En lo relacionado con la maternidad en general, y la lactancia en particular, muchas veces es imposible hacer las cosas como recomiendan los manuales. Día tras día madre e hijo van encontrando su propia manera de hacer las cosas.
orre al centro comercial y cómprame una pezonera, por favor. No puedo más.”, le dije una noche a mi esposo mientras mi hijo recién nacido y yo llorábamos al mismo tiempo. Efraín berreaba por hambre, supongo, o tal vez porque odiaba que mi leche hubiera comenzado a saberle a sangre. Yo lloraba de cansancio, frustración y dolor. El niño había pasado el día entero pegado a la teta y esa noche el ardor en mis pezones había llegado al límite. Desde el nacimiento habíamos intentando aplicar la técnica que la asesora de lactancia me enseñó usando un muñeco y una gran teta de plástico, pero no estaba funcionando. Efraín no aprendía aún a agarrar toda la areola con su boca, e insistía en succionar apenas desde el pezón, halando con fuerza y mordiéndolo con sus encías desdentadas. Mi esposo y yo vimos tutoriales en YouTube, consultamos foros online, bajamos aplicaciones para el celular y leímos lo que pudimos sobre amamantar, pero nada parecía funcionar como lo prometían los manuales. Esa noche estuve cerca de rendirme; sentí que las tetas se me iban a caer, y mi pobre niño tomó leche mezclada con la sangre que me brotaba de las grietas en los pezones. El líquido era de color rosa pálido, como un batido de fresa del terror.

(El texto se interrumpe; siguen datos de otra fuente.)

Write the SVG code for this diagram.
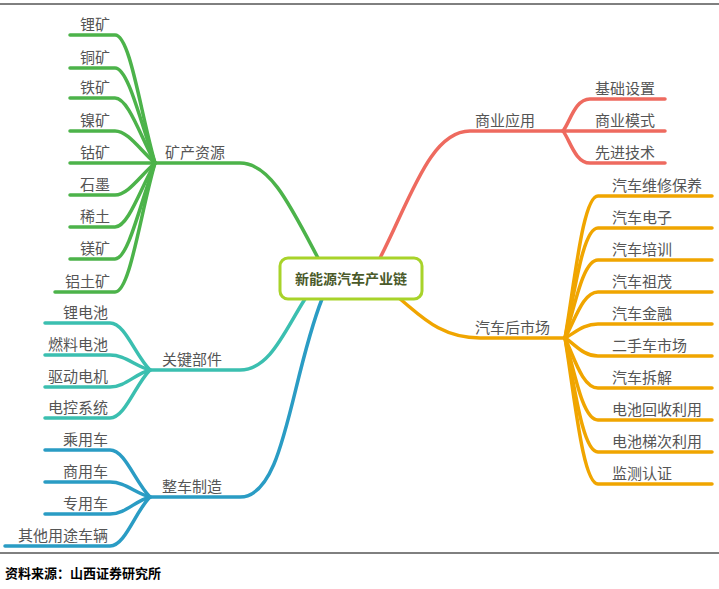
<svg xmlns="http://www.w3.org/2000/svg" width="719" height="589" viewBox="0 0 719 589">
<style>
text{font-family:"Noto Sans CJK SC","Noto Sans",sans-serif;font-size:15px;fill:#555}
.c path{fill:none;stroke-width:3.5;stroke-linecap:round}
.g{stroke:#4cb34a}.t{stroke:#3bbfb0}.b{stroke:#2a9cc4}.r{stroke:#ee6a5f}.o{stroke:#f0a500}
.l text{text-anchor:end}
</style>
<rect width="719" height="589" fill="#fff"/>
<line x1="0" y1="4" x2="719" y2="4" stroke="#000" stroke-width="1"/>
<line x1="0" y1="553" x2="719" y2="553" stroke="#000" stroke-width="1"/>
<text x="5" y="578" style="font-size:13px;fill:#000;font-weight:bold">资料来源：山西证券研究所</text>
<g class="c" id="connectors">
<path class="g" d="M318 258 C290 205 270 163 240 163 H155"/>
<path class="g" d="M70 35 H115 C130 35 140 110 155 163"/>
<path class="g" d="M70 68 H115 C128 68 140 120 155 163"/>
<path class="g" d="M70 98 H115 C128 98 140 135 155 163"/>
<path class="g" d="M70 131 H115 C128 131 140 150 155 163"/>
<path class="g" d="M70 163 H155"/>
<path class="g" d="M70 195 H115 C128 195 140 176 155 163"/>
<path class="g" d="M70 227 H115 C128 227 140 190 155 163"/>
<path class="g" d="M70 259 H115 C128 259 140 205 155 163"/>
<path class="g" d="M55 292 H115 C130 292 140 215 155 163"/>
<path class="t" d="M305 299 C285 330 270 370 240 370 H150"/>
<path class="t" d="M45 323 H110 C125 323 135 355 150 370"/>
<path class="t" d="M45 355 H110 C125 355 135 366 150 370"/>
<path class="t" d="M45 387 H110 C125 387 135 374 150 370"/>
<path class="t" d="M45 418 H110 C125 418 135 385 150 370"/>
<path class="b" d="M322 299 C290 380 285 497 240 497 H150"/>
<path class="b" d="M45 450 H110 C125 450 135 482 150 497"/>
<path class="b" d="M45 482 H110 C125 482 135 493 150 497"/>
<path class="b" d="M45 514 H110 C125 514 135 501 150 497"/>
<path class="b" d="M5 546 H110 C125 546 135 512 150 497"/>
<path class="r" d="M380 258 C410 200 430 131 470 131 H563"/>
<path class="r" d="M590 99 H665 M590 99 C575 99 570 122 563 131"/>
<path class="r" d="M563 131 H665"/>
<path class="r" d="M590 163 H665 M590 163 C575 163 570 140 563 131"/>
<path class="o" d="M400 299 C420 315 440 338 480 338 H565"/>
<path class="o" d="M598 196 H712 M598 196 C583 196 575 280 565 338"/>
<path class="o" d="M598 228 H712 M598 228 C583 228 575 290 565 338"/>
<path class="o" d="M598 260 H712 M598 260 C583 260 575 305 565 338"/>
<path class="o" d="M598 292 H712 M598 292 C583 292 575 320 565 338"/>
<path class="o" d="M598 324 H712 M598 324 C583 324 575 333 565 338"/>
<path class="o" d="M598 356 H712 M598 356 C583 356 575 344 565 338"/>
<path class="o" d="M598 388 H712 M598 388 C583 388 575 360 565 338"/>
<path class="o" d="M598 420 H712 M598 420 C583 420 575 375 565 338"/>
<path class="o" d="M598 452 H712 M598 452 C583 452 575 390 565 338"/>
<path class="o" d="M598 484 H712 M598 484 C583 484 575 400 565 338"/>
</g>
<g id="center"><rect x="280" y="258" width="142" height="41" rx="8" fill="#fff" stroke="#a8d32a" stroke-width="3"/><text x="351" y="284" text-anchor="middle" style="font-size:14px;font-weight:bold;fill:#4a5a2a">新能源汽车产业链</text></g>
<g id="mineral"><text x="165" y="158">矿产资源</text></g>
<g id="parts"><text x="162" y="365">关键部件</text></g>
<g id="vehicle"><text x="162" y="492">整车制造</text></g>
<g id="commerce"><text x="475" y="126">商业应用</text></g>
<g id="after"><text x="475" y="333">汽车后市场</text></g>
<g id="left-leaves" class="l">
<text x="110" y="30">锂矿</text><text x="110" y="63">铜矿</text><text x="110" y="93">铁矿</text><text x="110" y="126">镍矿</text><text x="110" y="158">钴矿</text><text x="110" y="190">石墨</text><text x="110" y="222">稀土</text><text x="110" y="254">镁矿</text><text x="110" y="287">铝土矿</text>
<text x="108" y="318">锂电池</text><text x="108" y="350">燃料电池</text><text x="108" y="382">驱动电机</text><text x="108" y="413">电控系统</text>
<text x="108" y="445">乘用车</text><text x="108" y="477">商用车</text><text x="108" y="509">专用车</text><text x="108" y="541">其他用途车辆</text>
</g>
<g id="right-leaves">
<text x="595" y="94">基础设置</text><text x="595" y="126">商业模式</text><text x="595" y="158">先进技术</text>
<text x="612" y="191">汽车维修保养</text><text x="612" y="223">汽车电子</text><text x="612" y="255">汽车培训</text><text x="612" y="287">汽车祖茂</text><text x="612" y="319">汽车金融</text><text x="612" y="351">二手车市场</text><text x="612" y="383">汽车拆解</text><text x="612" y="415">电池回收利用</text><text x="612" y="447">电池梯次利用</text><text x="612" y="479">监测认证</text>
</g>
</svg>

“La lactancia no tiene que doler”, repetía en mi cabeza por esos días, mientras me untaba la crema cicatrizante que recetó el doctor. Había escuchado esa frase incontables veces durante mi embarazo. Era el mantra preferido de mi asesora y yo lo apropié. Para mí —mamá primeriza e insegura— era la promesa de que todo iba a estar bien. “La lactancia no tiene que doler”, pensaba cada vez que mis amigas con hijos me contaban que mordían toallas para soportar la succión con los pezones rajados, o que terminaron en la clínica con casos severos de mastitis, expulsando leche verdosa. “La lactancia no tiene que doler”: seguía aferrándome a esas palabras durante los primeros días del puerperio, mientras Efraín mordía otra vez mi pezón roto y yo sentía que me pinchaban miles de alfileres. El alma me dolía también. Se suponía que amamantar debía ser algo bonito, un momento íntimo de amor y conexión con mi bebé, pero hasta ese momento solo parecía una promesa rota. Tan rota como mis pezones.
"No hay una única manera de hacer las cosas. Cada madre hace lo mejor que puede con lo que tiene, y mientras haya cariño de por medio y responsabilidades compartidas con la pareja, todo sale bien".
Me culpé por débil, por ser tan llorona y por no saber cómo lograr lo que quería: alimentar bien a mi bebé y no sufrir más. Por fortuna, la pezonera de silicona que consiguió mi marido esa noche funcionó. Aunque la mayoría de asesoras de lactancia y pediatras sugieren evitar usarla si no se tienen los pezones invertidos o alguna malformación que impida amamantar, resultó ser la mejor solución para mí y para mi hijo. La usé solo en las tomas de la noche, que eran las más difíciles porque, además del dolor, había sueño y cansancio. Me la puse por turnos en ambos pechos durante quince días y así logré que mis pezones sanaran, y que Efraín hiciera tomas efectivas.
La pezonera, además de salvarme, me ayudó a entender varias cosas sobre la lactancia materna y, en general, sobre la maternidad: a veces el método elegido no es el ideal, pero si funciona, vale. Aplica para el chupo, la leche de fórmula, el colecho y tantos otros temas. No hay una única manera de hacer las cosas. La teoría es linda, las asesoras son un apoyo maravilloso, pero en la práctica cada madre hace lo mejor que puede con lo que tiene, y mientras haya cariño de por medio y responsabilidades compartidas con la pareja, todo sale bien.
Con el tiempo, Efraín aprendió a succionar y la pezonera quedó olvidada en un cajón de la cocina. Atrás quedaron las malteadas rosadas del terror, el dolor y esas largas horas que pasamos llorando juntos. Ahora mi hijo cumplió cuatro meses y tenemos una lactancia materna exitosa. No lo hice según el manual; tal vez mi método no fue el mejor, pero como dice Sinatra en esa canción de la que abusan tanto los obstinados: lo hice “a mi manera”.